Brouwers dam

Brouwersdam (1962-1971)

Due to the construction of the Brouwersdam – on the east side the Grevelingen is closed off already by the Grevelingendam – lake Grevelingenmeer  is created. Building the Brouwersdam is a good exercise for the construction of the even more complex Oosterscheldekering. The ‘gap’ to close between Schouwen-Duiveland and Goeree-Overflakkee is 6.5 kilometers long and to fill it both caissons and a cable car are used.

The Brouwersdam runs from Schouwen-Duiveland to consecutively the sandbanks Middelplaat and Kabbelaarsplaat and from there to Goeree-Overflakkee. Because the water passage between the two sandbanks is very narrow and shallow, it is decided to make one sandbank from both sandbanks. Two openings now remain: a northern and a southern one.

Caissons are used to close the northern gap – from the Kabbelaarsplaat to Goeree. Twelve caissons, each 68 meters long, 18 meters wide and more than 16 meters high, are built, plus two ‘abutment caissons’. All caissons have 12 openings of 5 meters wide each. During the closure the water flows through them.

Sand and stone

Once all the caissons are in exactly the right place, they are submerged. During slack tide – when the current is minimal – the openings in the caissons are closed by sliders, after which the hollow concrete sections are filled with sand and stone. The northern section is closed.

In order to close the southern part – from the Middelplaat to Schouwen, large concrete blocks are dumped  into the water from gondolas on the cable cars, until a basic dam of concrete blocks is created. In this southern section, 240.000 concrete blocks of 2.5 tons each are used. The spaces between the concrete blocks are filled with sand so that water can no longer flow through.

Closing off the Grevelingen completely means that the water in the Grevelingenmeer is at a complete standstill from one day to the next. The disappearance of the tides has far-reaching consequences for the ecosystem. Small shellfish die within a few days and plants that depend on salt water also wilt away. Within a few weeks after the closure, rotting plants and animals are floating everywhere.


Grass and grain

Mud flats -clay soil areas on the outside of the dikes – are drying out. To prevent further drying out and soil erosion, grasses and grains are sown. In addition, screens are made from branches. Dunes slowly form around these screens. The oystercatchers have already left the area. In return,  pied avocets, Kentish plovers, common ringed plovers and little terns move in. They use the area, which is full of shells, as a breeding ground.

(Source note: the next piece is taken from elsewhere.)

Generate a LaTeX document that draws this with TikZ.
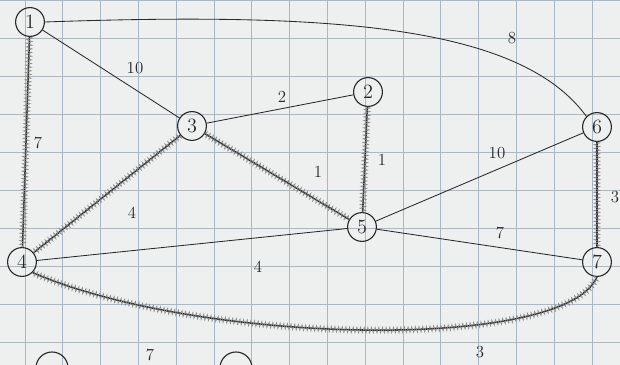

Later – when more plants grow on the former mud flat – the bird population changes again. Now there are lapwings, redshanks, godwits and larks. The Hompelvoet – an island in the Grevelingen – turns into the largest breeding ground for Sandwich terns in the delta area, giving home to 3000 breeding pairs.


To prevent the desalination of the Grevelingenmeer, a sluice was built into the dam in 1978. The opening consists of two concrete tubes of 195 meters each and an equally long fish passageway. Plaice can now swim unhindered from the Grevelingenmeer to the North Sea. The oyster, which appeared to have become extinct in the lake, returns.